Y la Corona light que está llena y está fría, así que supongo que no es la misma que estaba tomando hace media hora, cuando los osos se alinearon y las supernovas se extinguieron. Pero sí debe ser la misma, porque mi vejiga siempre se interpone entre dos cervezas consecutivas y no recuerdo haberme mirado en el espejo oscuro del baño mientras meaba, ni haber jugado con el chorrito de pis entre los hielos (ponen hielo en la bañera que sirve de mingitorio, sí, supongo que así el pis se mantiene refrigerado, no sé, pero sí sé que sale humito cuando meas, pero en realidad no sé si sale humito porque el baño está oscuro, ¿pero por qué la certeza del humito entre los hielos?).

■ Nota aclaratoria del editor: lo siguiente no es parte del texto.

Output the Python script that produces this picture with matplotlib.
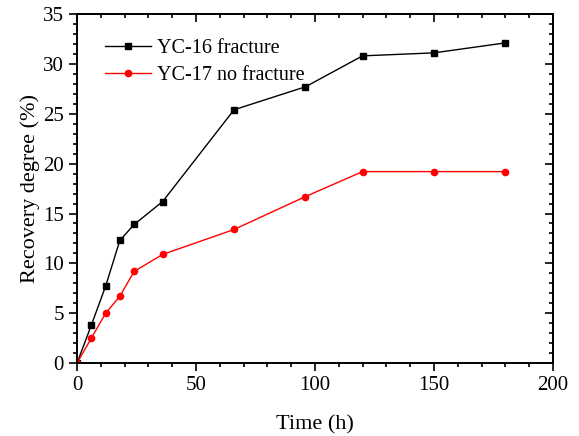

Entre la humareda de mi borrachera (o de los hielos o de las supernovas que se apagan o de las antorchas de los indígenas de Guinea que cruzan la noche e inician una vez más la cacería de los osos bordós) distingo al árabe o su vaivén sensual en la pista. Voy hacia él, y le digo al oído: “Sos muy sexy”. Lo miro a los ojos y le sonrío (pero me invade el pavor de reconocer que no gobierno del todo mi boca y que mis labios se fruncen en un gesto insólito que espero que las luces piadosamente borroneen). Creo que dijo gracias y creo que me alejé (él o yo).

Ahora sí estoy frente al mingitorio (me alejé yo, me doy cuenta frente al espejo oscuro). Ahora sí estoy de vuelta en la pista y el negro sigue vivo a pesar de tantas minas que le explotaron en las caderas, en la rodillas y en los codos y Madonna en las pantallas subida a un toro mecánico también sigue viva. El árabe desapareció y supongo que sigue vivo y supongo que no está montado en un toro mecánico.

Y ahora no se quién está en las pantallas, o dónde está el negro, pero sí veo otra vez al árabe. Y ahora el árabe está con su novio o amigo o asistente personal o chofer (prefiero barajar otras posibilidades para quitarle peso a la primera, que a pesar de los vahos de la Heineken se dibuja atroz y final). Los tengo en el rabillo del ojo y se mueven (yo supongo que ellos se mueven, y supongo que yo no me muevo, supongo que las supernovas no se mueven, supongo que los osos bordós atravesados por las lanzas de los indígenas ya no se mueven) y ahora están al lado mío. Es todo muy raro y no se sí echarle la culpa a la cerveza, a Cristina Aguilera o a la alineación de las supernovas. El árabe y su masajista ¿me están invitando sutilmente al trío? ¿O es que el árabe le mencionó a su jardinero que yo lo encaré y el jardinero quiere verse cara a cara con el intrépido?

Mi respuesta es instintiva, feroz, certera: saco mis mentas del bolsillo y se las ofrezco con una sonrisa (o su réplica etílica) y ellos reaccionan como si hubiera desenvainado una espada láser y me aprestara a decapitarlos. Los veo alejarse presurosamente a los saltitos.

Y así se termina la temporada de cacería en el Castro y en Guinea. Y así vuelvo a mi departamento, a mi cama, a mirar el techo, a poner otra vez mis brazos en cruz y a dejar que las olas de la noche se desenrollen sobre mi cuerpo desnudo.

This Post Has One Comment

  1. Juampi

    Un final un poco catastrofico, no? 😉
    Yo hace tiempo que deje la caceria por tejer alfombras y bufandas en el sofa de casa!